Diving into bulkCreate method in Sequelize

Background

During my recent development work on a data synchronization feature using bulkCreate method in Sequelize, I encountered an issue with incorrect returning IDs when using the updateOnDuplicate: true option. This led me to suspect that Sequelize generates the returning IDs through inference. To confirm my hypothesis, I decided to investigate the source code of Sequelize.

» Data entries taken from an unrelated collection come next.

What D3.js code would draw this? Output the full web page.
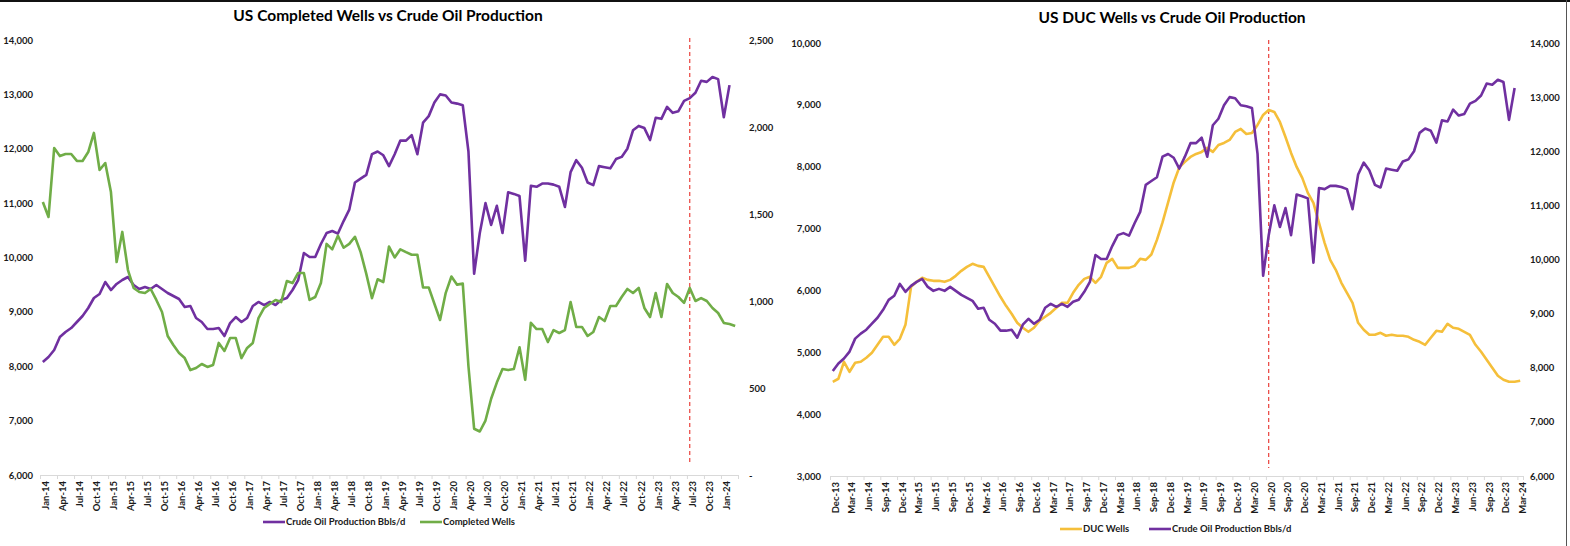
<!DOCTYPE html>
<html><head><meta charset="utf-8">
<script src="https://cdn.jsdelivr.net/npm/d3@7"></script>
<style>
body{margin:0;background:#fff}
svg{display:block}
text{font-family:Lato,"Open Sans","DejaVu Sans",sans-serif}
</style>
</head><body>
<svg id="c" width="1570" height="546"></svg>
<script>
// ---------- DATA ----------
// US crude oil production, kb/d, monthly Dec-13 .. Feb-24
const crudeOil = [7940,
 8078,8170,8299,8538,8630,8703,8814,8924,9071,9255,9329,9549,
 9402,9513,9586,9641,9494,9421,9457,9421,9494,9421,9347,9292,
 9237,9090,9108,8887,8814,8685,8685,8703,8556,8795,8905,8814,
 8887,9108,9182,9126,9182,9126,9218,9255,9402,9586,10083,10009,
 10009,10248,10450,10487,10440,10670,10880,11380,11450,11520,11900,11950,
 11880,11680,11900,12150,12150,12250,11900,12480,12600,12850,13000,12980,
 12850,12830,12800,11950,9700,10450,11000,10600,10950,10450,11200,11170,
 11130,9940,11320,11300,11360,11360,11340,11300,10930,11570,11790,11650,
 11380,11330,11680,11660,11640,11810,11850,12000,12340,12420,12380,12160,
 12570,12550,12770,12660,12690,12880,12930,13030,13250,13230,13320,13280,
 12580,13170];
// US completed wells, monthly Jan-14 .. Mar-24
const completedWells = [
 1569,1483,1879,1833,1845,1845,1805,1805,1856,1966,1753,1793,
 1626,1224,1397,1178,1075,1052,1046,1069,1006,937,799,747,
 701,672,603,615,638,621,632,759,713,787,787,672,
 730,759,902,960,983,1006,994,1115,1103,1161,1161,1006,
 1023,1103,1328,1297,1375,1306,1328,1369,1281,1156,1016,1125,
 1109,1313,1250,1297,1281,1266,1266,1078,1078,984,891,1047,
 1141,1094,1100,625,266,250,313,438,531,609,603,609,
 734,547,875,839,839,764,833,816,833,994,851,851,
 799,822,908,885,971,971,1023,1069,1046,1075,960,908,
 1046,908,1098,1046,1023,989,1075,1000,1017,1000,960,931,
 874,868,856];
// US DUC wells, monthly Dec-13 .. Mar-24
const ducWells = [4523,
 4572,4846,4685,4830,4846,4911,4992,5121,5250,5250,5121,5218,
 5444,6058,6139,6204,6171,6155,6155,6139,6171,6236,6317,6381,
 6430,6397,6381,6220,6058,5897,5751,5622,5477,5396,5331,5396,
 5509,5574,5638,5719,5800,5800,5961,6090,6187,6220,6123,6220,
 6446,6511,6365,6365,6365,6397,6511,6494,6580,6817,7100,7423,
 7746,7989,8078,8158,8207,8239,8304,8239,8352,8384,8433,8562,
 8611,8530,8546,8675,8837,8918,8885,8724,8481,8223,7997,7819,
 7577,7415,7092,6769,6494,6333,6123,5961,5800,5477,5364,5283,
 5283,5315,5267,5283,5267,5267,5250,5202,5170,5121,5234,5347,
 5331,5460,5396,5380,5331,5283,5121,5008,4879,4750,4620,4556,
 4523,4523,4540];

const leftTickLabels = ["Jan-14","Apr-14","Jul-14","Oct-14","Jan-15","Apr-15","Jul-15","Oct-15",
 "Jan-16","Apr-16","Jul-16","Oct-16","Jan-17","Apr-17","Jul-17","Oct-17","Jan-18","Apr-18","Jul-18","Oct-18",
 "Jan-19","Apr-19","Jul-19","Oct-19","Jan-20","Apr-20","Jul-20","Oct-20","Jan-21","Apr-21","Jul-21","Oct-21",
 "Jan-22","Apr-22","Jul-22","Oct-22","Jan-23","Apr-23","Jul-23","Oct-23","Jan-24"];
const rightTickLabels = ["Dec-13","Mar-14","Jun-14","Sep-14","Dec-14","Mar-15","Jun-15","Sep-15","Dec-15",
 "Mar-16","Jun-16","Sep-16","Dec-16","Mar-17","Jun-17","Sep-17","Dec-17","Mar-18","Jun-18","Sep-18","Dec-18",
 "Mar-19","Jun-19","Sep-19","Dec-19","Mar-20","Jun-20","Sep-20","Dec-20","Mar-21","Jun-21","Sep-21","Dec-21",
 "Mar-22","Jun-22","Sep-22","Dec-22","Mar-23","Jun-23","Sep-23","Dec-23","Mar-24"];
const leftTicksLeft = [6000,7000,8000,9000,10000,11000,12000,13000,14000];
const leftTicksRight = [0,500,1000,1500,2000,2500];
const rightTicksLeft = [3000,4000,5000,6000,7000,8000,9000,10000];
const rightTicksRight = [6000,7000,8000,9000,10000,11000,12000,13000,14000];
const leftMarkerLabel = "Jul-23";   // dashed marker, left chart
const rightMarkerLabel = "Jun-20";  // dashed marker, right chart

// month categories
const leftMonths = d3.timeMonth.range(new Date(2014,0,1), new Date(2024,3,1));   // Jan-14..Mar-24
const rightMonths = d3.timeMonth.range(new Date(2013,11,1), new Date(2024,3,1)); // Dec-13..Mar-24
const fmtM = d3.timeFormat("%b-%y");

const PURPLE="#7030A0", GREEN="#70AD47", GOLD="#F5BF3A", RED="#E8302A";
const svg = d3.select("#c");

// frame
svg.append("rect").attr("x",0).attr("y",0).attr("width",1570).attr("height",2).attr("fill","#111");
svg.append("line").attr("x1",1566.5).attr("x2",1566.5).attr("y1",0).attr("y2",546).attr("stroke","#555");

function drawChart(cfg){
  const g = svg.append("g");
  const n = cfg.months.length;
  const x = d3.scaleLinear().domain([-0.5, n-0.5]).range([cfg.x0, cfg.x1]);
  const yL = d3.scaleLinear().domain(cfg.leftDomain).range([cfg.yB, cfg.yT]);
  const yR = d3.scaleLinear().domain(cfg.rightDomain).range([cfg.yB, cfg.yT]);
  const labelIdx = cfg.tickLabels.map(l => cfg.months.findIndex(m => fmtM(m)===l));

  // x axis line + tick marks at category boundaries
  const tickAxis = d3.axisBottom(x).tickValues(labelIdx.map(i=>i-0.5).concat([n-0.5])).tickSize(4).tickFormat("");
  const ta = g.append("g").attr("transform",`translate(0,${cfg.yB})`).call(tickAxis);
  ta.select(".domain").attr("stroke","#D9D9D9");
  ta.selectAll(".tick line").attr("stroke","#D9D9D9");

  // x labels
  const labAxis = d3.axisBottom(x).tickValues(labelIdx).tickSize(0)
    .tickFormat((d,i)=>cfg.tickLabels[i]);
  const la = g.append("g").attr("transform",`translate(0,${cfg.yB})`).call(labAxis);
  la.select(".domain").remove();
  la.selectAll("text").attr("transform","rotate(-90)")
    .attr("text-anchor","end").attr("x",-6).attr("y",2).attr("dy","0.35em")
    .attr("font-size",9.5).attr("font-weight","bold").attr("fill","#1a1a1a")
    .attr("font-family","Lato,'Open Sans',sans-serif");

  // y axes
  const fmt = d => d===0 ? "-" : d3.format(",")(d);
  const al = g.append("g").attr("transform",`translate(${cfg.leftLabelX},0)`)
    .call(d3.axisLeft(yL).tickValues(cfg.leftTicks).tickSize(0).tickPadding(0).tickFormat(fmt));
  al.select(".domain").remove();
  const ar = g.append("g").attr("transform",`translate(${cfg.rightLabelX},0)`)
    .call(d3.axisRight(yR).tickValues(cfg.rightTicks).tickSize(0).tickPadding(0).tickFormat(fmt));
  ar.select(".domain").remove();
  g.selectAll(".tick text").filter(function(){return !this.getAttribute("transform");})
    .attr("font-size",9.5).attr("font-weight","bold").attr("fill","#1a1a1a")
    .attr("font-family","Lato,'Open Sans',sans-serif");

  // marker
  const mi = cfg.months.findIndex(m=>fmtM(m)===cfg.marker);
  g.append("line").attr("x1",x(mi)).attr("x2",x(mi)).attr("y1",cfg.markTop).attr("y2",cfg.markBot)
    .attr("stroke",RED).attr("stroke-width",1.1).attr("stroke-dasharray","4,3");

  // series
  cfg.series.forEach(s=>{
    const sc = s.axis==="L" ? yL : yR;
    const line = d3.line().x((d,i)=>x(i+s.offset)).y(d=>sc(d));
    g.append("path").datum(s.values).attr("d",line).attr("fill","none")
      .attr("stroke",s.color).attr("stroke-width",2.6).attr("stroke-linejoin","round");
  });

  // title
  g.append("text").attr("x",cfg.titleX).attr("y",cfg.titleY).attr("text-anchor","middle")
    .attr("font-size",15.5).attr("font-weight","bold").attr("fill","#000").text(cfg.title);

  // legend
  cfg.legend.forEach(l=>{
    g.append("line").attr("x1",l.x).attr("x2",l.x+22).attr("y1",cfg.legendY).attr("y2",cfg.legendY)
      .attr("stroke",l.color).attr("stroke-width",2.6);
    g.append("text").attr("x",l.x+23).attr("y",cfg.legendY).attr("dy","0.35em")
      .attr("font-size",9.5).attr("font-weight","bold").attr("fill","#1a1a1a").text(l.label);
  });
}

drawChart({
  months:leftMonths, tickLabels:leftTickLabels, x0:40, x1:738, yB:475, yT:40,
  leftDomain:[6000,14000], rightDomain:[0,2500], leftTicks:leftTicksLeft, rightTicks:leftTicksRight,
  leftLabelX:33, rightLabelX:749, marker:leftMarkerLabel, markTop:38, markBot:462,
  series:[
    {values:crudeOil.slice(1), axis:"L", color:PURPLE, offset:0},
    {values:completedWells, axis:"R", color:GREEN, offset:0}
  ],
  title:"US Completed Wells vs Crude Oil Production", titleX:388, titleY:21,
  legendY:522,
  legend:[{x:263,color:PURPLE,label:"Crude Oil Production Bbls/d"},{x:420,color:GREEN,label:"Completed Wells"}]
});

drawChart({
  months:rightMonths, tickLabels:rightTickLabels, x0:830, x1:1523, yB:476, yT:43,
  leftDomain:[3000,10000], rightDomain:[6000,14000], leftTicks:rightTicksLeft, rightTicks:rightTicksRight,
  leftLabelX:821, rightLabelX:1530, marker:rightMarkerLabel, markTop:40, markBot:468,
  series:[
    {values:ducWells, axis:"L", color:GOLD, offset:0},
    {values:crudeOil, axis:"R", color:PURPLE, offset:0}
  ],
  title:"US DUC Wells vs Crude Oil Production", titleX:1172, titleY:23,
  legendY:529,
  legend:[{x:1060,color:GOLD,label:"DUC Wells"},{x:1149,color:PURPLE,label:"Crude Oil Production Bbls/d"}]
});
</script>
</body></html>
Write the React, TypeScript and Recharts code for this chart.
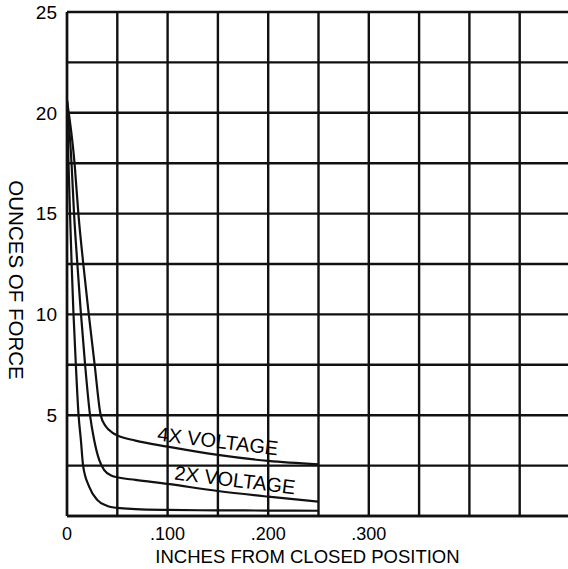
import React from 'react';
import { LineChart, Line, XAxis, YAxis, CartesianGrid, ReferenceDot, Label } from 'recharts';

const X_TICKS = [0, 0.05, 0.1, 0.15, 0.2, 0.25, 0.3, 0.35, 0.4, 0.45, 0.5];
const X_TICK_LABELS = ['0', '', '.100', '', '.200', '', '.300', '', '', '', ''];
const Y_TICKS = [0, 2.5, 5, 7.5, 10, 12.5, 15, 17.5, 20, 22.5, 25];
const Y_TICK_LABELS = ['', '', '5', '', '10', '', '15', '', '20', '', '25'];

const SERIES_4X = [
  { x: 0, y: 20.6 }, { x: 0.0075, y: 17.5 }, { x: 0.0113, y: 15 }, { x: 0.0162, y: 12.5 },
  { x: 0.0212, y: 10.2 }, { x: 0.0275, y: 7.5 }, { x: 0.0335, y: 5.0 }, { x: 0.0385, y: 4.45 },
  { x: 0.045, y: 4.14 }, { x: 0.05, y: 4.0 }, { x: 0.068, y: 3.74 }, { x: 0.1, y: 3.44 },
  { x: 0.15, y: 3.03 }, { x: 0.2, y: 2.73 }, { x: 0.25, y: 2.56 },
];
const SERIES_2X = [
  { x: 0, y: 20.6 }, { x: 0.0045, y: 17.5 }, { x: 0.007, y: 15 }, { x: 0.0103, y: 12.5 },
  { x: 0.0136, y: 10.2 }, { x: 0.018, y: 7.5 }, { x: 0.0229, y: 5.0 }, { x: 0.027, y: 3.77 },
  { x: 0.032, y: 2.78 }, { x: 0.037, y: 2.28 }, { x: 0.045, y: 1.99 }, { x: 0.05, y: 1.92 },
  { x: 0.068, y: 1.79 }, { x: 0.1, y: 1.59 }, { x: 0.15, y: 1.24 }, { x: 0.2, y: 0.96 },
  { x: 0.25, y: 0.71 },
];
const SERIES_1X = [
  { x: 0, y: 20.6 }, { x: 0.0015, y: 17.5 }, { x: 0.003, y: 15 }, { x: 0.0046, y: 12.5 },
  { x: 0.0063, y: 10.2 }, { x: 0.0088, y: 7.5 }, { x: 0.0115, y: 5.0 }, { x: 0.0138, y: 3.77 },
  { x: 0.016, y: 2.5 }, { x: 0.022, y: 1.46 }, { x: 0.03, y: 0.8 }, { x: 0.04, y: 0.5 },
  { x: 0.05, y: 0.4 }, { x: 0.068, y: 0.34 }, { x: 0.1, y: 0.3 }, { x: 0.15, y: 0.28 },
  { x: 0.2, y: 0.27 }, { x: 0.25, y: 0.26 },
];

const CURVE_LABELS = ['4X VOLTAGE', '2X VOLTAGE'];
const CURVE_LABEL_X = [0.15, 0.167];
const CURVE_LABEL_Y = [3.72, 1.79];
const CURVE_LABEL_ANGLE = [7, 7];

const X_TITLE = 'INCHES FROM CLOSED POSITION';
const Y_TITLE = 'OUNCES OF FORCE';

const FONT = '"Liberation Sans", Arial, Helvetica, sans-serif';
const INK = '#111';

export default function App() {
  return (
    <div style={{ position: 'absolute', left: 0, top: 0, width: 568, height: 569, overflow: 'hidden', background: '#fff' }}>
      <LineChart width={600} height={569} margin={{ top: 12, right: 30, bottom: 0, left: 0 }}>
        <CartesianGrid stroke={INK} strokeWidth={2.4} strokeOpacity={1} />
        <XAxis
          type="number"
          dataKey="x"
          domain={[0, 0.5]}
          ticks={X_TICKS}
          interval={0}
          height={53}
          tickLine={false}
          axisLine={{ stroke: INK, strokeWidth: 2.4 }}
          tickMargin={5}
          tickFormatter={(v: number, i: number) => X_TICK_LABELS[i]}
          tick={{ fill: '#000', fontSize: 18, fontFamily: FONT }}
          allowDataOverflow
        >
          <Label
            content={(props: any) => {
              const vb = props.viewBox;
              return (
                <text x={vb.x + vb.width / 2 - 11} y={vb.y + vb.height - 6} textAnchor="middle" fontSize={18.5} fontFamily={FONT} fill="#000">
                  {X_TITLE}
                </text>
              );
            }}
          />
        </XAxis>
        <YAxis
          type="number"
          domain={[0, 25]}
          ticks={Y_TICKS}
          interval={0}
          width={67}
          tickLine={false}
          axisLine={{ stroke: INK, strokeWidth: 2.4 }}
          tickMargin={4}
          tickFormatter={(v: number, i: number) => Y_TICK_LABELS[i]}
          tick={{ fill: '#000', fontSize: 19, fontFamily: FONT }}
          allowDataOverflow
        >
          <Label
            content={(props: any) => {
              const vb = props.viewBox;
              const x = 16;
              const y = vb.y + vb.height / 2 + 16;
              return (
                <text x={x} y={y} textAnchor="middle" dominantBaseline="central" transform={`rotate(90, ${x}, ${y})`} fontSize={20.5} fontFamily={FONT} fill="#000">
                  {Y_TITLE}
                </text>
              );
            }}
          />
        </YAxis>
        <Line data={SERIES_4X} dataKey="y" type="monotone" stroke={INK} strokeWidth={2.2} dot={false} isAnimationActive={false} />
        <Line data={SERIES_2X} dataKey="y" type="monotone" stroke={INK} strokeWidth={2.2} dot={false} isAnimationActive={false} />
        <Line data={SERIES_1X} dataKey="y" type="monotone" stroke={INK} strokeWidth={2.2} dot={false} isAnimationActive={false} />
        {CURVE_LABELS.map((t, i) => (
          <ReferenceDot
            key={t}
            x={CURVE_LABEL_X[i]}
            y={CURVE_LABEL_Y[i]}
            r={0}
            fill="none"
            stroke="none"
            ifOverflow="visible"
            label={
              <Label
                content={(props: any) => {
                  const vb = props.viewBox;
                  const cx = vb.x + (vb.width || 0) / 2;
                  const cy = vb.y + (vb.height || 0) / 2;
                  return (
                    <text x={cx} y={cy} textAnchor="middle" dominantBaseline="central" transform={`rotate(${CURVE_LABEL_ANGLE[i]}, ${cx}, ${cy})`} fontSize={20} fontFamily={FONT} fill="#000">
                      {t}
                    </text>
                  );
                }}
              />
            }
          />
        ))}
      </LineChart>
    </div>
  );
}
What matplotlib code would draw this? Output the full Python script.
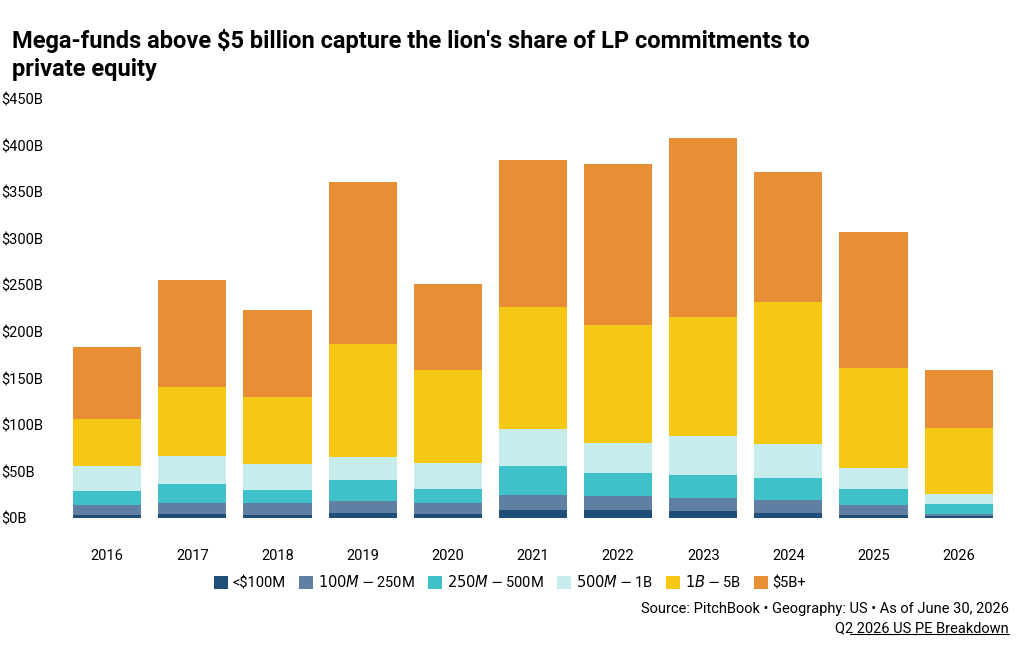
import numpy as np
import matplotlib
matplotlib.use("Agg")
from matplotlib import pyplot as plt

plt.rcParams['font.family'] = ['Roboto', 'DejaVu Sans']

years = ['2016', '2017', '2018', '2019', '2020', '2021', '2022', '2023', '2024', '2025', '2026']
labels = ['<$100M', '$100M-$250M', '$250M-$500M', '$500M-$1B', '$1B-$5B', '$5B+']
colors = ['#1f4e79', '#5f7fa3', '#3fc1c9', '#c6ecec', '#f5c814', '#e88f36']

# cumulative tops, in $B
under100 = [4, 5, 4, 6, 5, 9, 9, 8, 6, 4, 2]
to250 = [14, 17, 16, 19, 16, 25, 24, 22, 20, 14, 5]
to500 = [29, 37, 30, 41, 32, 56, 49, 46, 43, 32, 15]
to1b = [56, 67, 58, 66, 59, 96, 81, 88, 80, 54, 26]
to5b = [107, 141, 130, 187, 159, 227, 208, 216, 232, 161, 97]
total = [184, 256, 224, 361, 251, 385, 380, 408, 372, 307, 159]

tops = [under100, to250, to500, to1b, to5b, total]

fig = plt.figure(figsize=(10.2, 6.52), dpi=100)
ax = fig.add_axes([0.055, 0.205, 0.935, 0.643])

x = np.arange(len(years))
prev = np.zeros(len(years))
for lab, col, top in zip(labels, colors, tops):
    top = np.array(top, dtype=float)
    ax.bar(x, top - prev, bottom=prev, width=0.8, color=col, label=lab)
    prev = top

ax.set_ylim(0, 450)
ax.set_xlim(-0.6, len(years) - 0.4)
ax.set_yticks(range(0, 451, 50))
ax.set_yticklabels([f'${v}B' for v in range(0, 451, 50)])
ax.set_xticks(x)
ax.set_xticklabels(years)
ax.tick_params(length=0, labelsize=10.5)
ax.tick_params(axis='x', pad=22)
ax.tick_params(axis='y', pad=0)
for lbl in ax.get_yticklabels():
    lbl.set_horizontalalignment('left')
    lbl.set_x(-0.058)
for s in ax.spines.values():
    s.set_visible(False)

fig.text(0.012, 0.955, "Mega-funds above $5 billion capture the lion's share of LP commitments to\nprivate equity",
         fontsize=17, fontweight='bold', va='top', ha='left', linespacing=1.25)

fig.legend(loc='center', bbox_to_anchor=(0.5, 0.107), ncol=6, frameon=False,
           fontsize=10.5, handlelength=1.0, handleheight=1.0, handletextpad=0.3, columnspacing=0.9)

fig.text(0.989, 0.06, 'Source: PitchBook \u2022 Geography: US \u2022 As of June 30, 2026',
         ha='right', fontsize=10.5)
fig.text(0.989, 0.03, 'Q2 2026 US PE Breakdown', ha='right', fontsize=10.5)
fig.add_artist(plt.Line2D([0.833, 0.989], [0.027, 0.027], color='black', lw=0.8))

fig.savefig('out.png', dpi=100)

How Sequelize generate returning IDs in bulkCreate

Despite the extensive codebase of Sequelize, locating the bulkCreate method was straightforward. A global search within the codebase led me directly to the src/model.js file, where I found the relevant comment confirming my initial assumption.

/*
  * The success handler is passed an array of instances, but please notice that these may not completely represent the state of the rows in the DB. This is because MySQL
  * and SQLite do not make it easy to obtain back automatically generated IDs and other default values in a way that can be mapped to multiple records.
  * To obtain Instances for the newly created values, you will need to query for them again.
  */

Next, I proceeded to investigate this method by following the code snippets below:

// src/model.js
const results = await model.queryInterface.bulkInsert(model.getTableName(options), records, options, fieldMappedAttributes);

static get queryInterface() {
  return this.sequelize.getQueryInterface();
}
// src/sequelize.js
this.queryInterface = this.dialect.queryInterface;
// src/dialects/sqlite/index.js
// Just take SQLite as an example.
this.queryInterface = new SQLiteQueryInterface(
  sequelize,
  this.queryGenerator
);

// src/dialects/sqlite/query-interface.js
class SQLiteQueryInterface extends QueryInterface { 
  // ...
}
// src/dialects/abstract/query-generator.js
async bulkInsert(tableName, records, options, attributes) {
  options = { ...options };
  options.type = QueryTypes.INSERT;

  const results = await this.sequelize.query(
    this.queryGenerator.bulkInsertQuery(tableName, records, options, attributes),
    options
  );

  return results[0];
}
// src/sequelize.js
async query(sql, options) {
  // ...
  const query = new this.dialect.Query(connection, this, options);
  // ...
  return await query.run(sql, bindParameters);
  // ...
}
// src/dialects/sqlite/query.js
async run(sql, parameters) {
  // ...
  resolve(query._handleQueryResponse(this, columnTypes, executionError, results, errForStack.stack));
  // ...
}

And finally I got what I was aiming for:

// src/dialects/sqlite/query.js
_handleQueryResponse(metaData, columnTypes, err, results, errStack) {
  // ...
  // add the inserted row id to the instance
  if (this.isInsertQuery(results, metaData) || this.isUpsertQuery()) {
    this.handleInsertQuery(results, metaData);
    if (!this.instance) {
      // handle bulkCreate AI primary key
      if (
        metaData.constructor.name === 'Statement'
        && this.model
        && this.model.autoIncrementAttribute
        && this.model.autoIncrementAttribute === this.model.primaryKeyAttribute
        && this.model.rawAttributes[this.model.primaryKeyAttribute]
      ) {
        const startId = metaData[this.getInsertIdField()] - metaData.changes + 1;
        result = [];
        for (let i = startId; i < startId + metaData.changes; i++) {
          result.push({ [this.model.rawAttributes[this.model.primaryKeyAttribute].field]: i });
        }
      } else {
        result = metaData[this.getInsertIdField()];
      }
    }
  }
  // ...
}

Upon the _handleQueryResponse method, it became apparent that Sequelize utilizes the last inserted ID and infers the remaining IDs when using bulkCreate. Consequently, when using updateOnDuplicate: true option, there is a possibility of receiving incorrect IDs in the return.

A handy tip for obtaining accurate IDs
Enhance the data table by introducing a batch field, assigning a batch number to each set of data being inserted. Subsequently, you can query the inserted IDs by using the corresponding batch number.

Risk of using updateOnDuplicate: true

While utilizing the updateOnDuplicate: true option, I observed that even though duplicate rows are skipped, the autoIncrement key continues to increment. From the documentation of MySQL, it said:

The effects are not quite identical: For an InnoDB table where a is an auto-increment column, the INSERT statement increases the auto-increment value but the UPDATE does not.

The database follows a process of attempting to insert, incrementing the ID, and then the duplicate is detected. However, once the ID is auto-incremented, it cannot be rolled back.

This situation presents a potential risk when utilizing a master-slave database architecture. As the ID is auto-incremented but duplicate is detected, the operation do not leave bin logs, there is a chance for key conficts to arise when the master goes down and the slave is promoted as the new master.